作家王兆军曾经在自己的文章里,压抑着愤怒斥责这样的现实:“中国的小学生有的要六点半就上学,我至今不能理解,到底有什么了不起的大学问,值得让那么小的孩子忍受睡眠不足的痛苦摸黑起早地去学校?我真的是百思不解!”他并诚恳地呼吁:“给孩子们一个快乐的童年吧!国家发展的快慢,社会能否变得美好,不在于多读几本教科书!”是啊,所有的成年人们,特别是那些手中握有改变这种状况权力的成人们:请扪心想一想吧,我们应该帮助孩子们营造一个怎样的童年?
让我们感到欣慰的是,刚刚修改通过的《未成年人保护法》第20条规定:“学校应当与未成年学生的父母或者其他监护人互相配合,保证未成年学生的睡眠、娱乐和体育锻炼时间,不得加重其学习负担。”我们为《未成年人保护法》列入这一条款而感到高兴。将保障未成年人休息权(睡眠时间)列为法律条款,表明国家决心从立法层面保护未成年人的最基本权益。休息权几乎是成长权的最起码内容,如果连这项最最普通的权益都不能保障,我认为,作为主导社会基本秩序的成年人,我们是问心有愧的,甚至可以说是可耻的。
但是,这个条款将法律责任主体放置在“学校”及“未成年学生的父母”身上,坦白地说,这是言不及义的。因为,谁都清楚,目前这种局面已漫漶了差不多二十年之久,而造成这种局面的相当重要的原因,即因为教育主管部门的麻木不仁无动于衷,以至成如今这种愈演愈烈之势。

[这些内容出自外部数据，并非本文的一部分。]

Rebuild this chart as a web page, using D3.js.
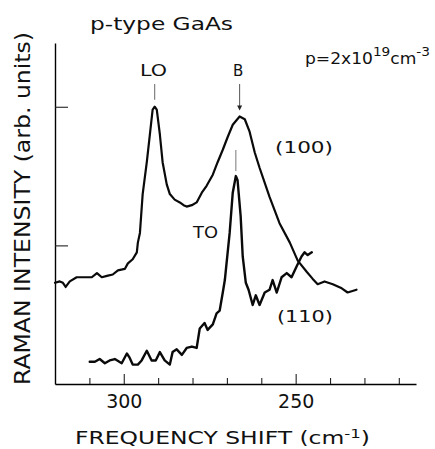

单个的家长和个别学校的抵抗,对已成汹涌之势的这种现实,可以说是无能为力、无济于事的,只有教育主管部门制定切实措施,才能够真正对此局面有所救治。
是到了下决心矫正根治这种扭曲状况的时候了!教育主管部门究竟会如何作为?且让我们拭—目—以—待。
补注:
本文只是就关于实行“朝九晚五”的动议或曰方向表达自己的态度,对于中小学作息制度调整改革所必然会关涉到的有关技术性问题,在这篇文章里显然无法进行细致讨论。
但是,我认为,我们必须明确两点:第一,既然成年人、成人社会是造成这种混乱局面的不可推卸的罪魁祸首,那么,成年人以及成人社会就有责任、有义务救治这种局面,将被搞乱了的秩序加以修复,使其恢复到健康正常的状态;第二,成人社会理应能够探索到尽可能合理的技术性安排方案。我们有能耐在二十年时间里将如此污糟的局面缔造出来,那么,把这样一种不堪局面加以改善,其难度总不会比起初搞烂它更难吧!.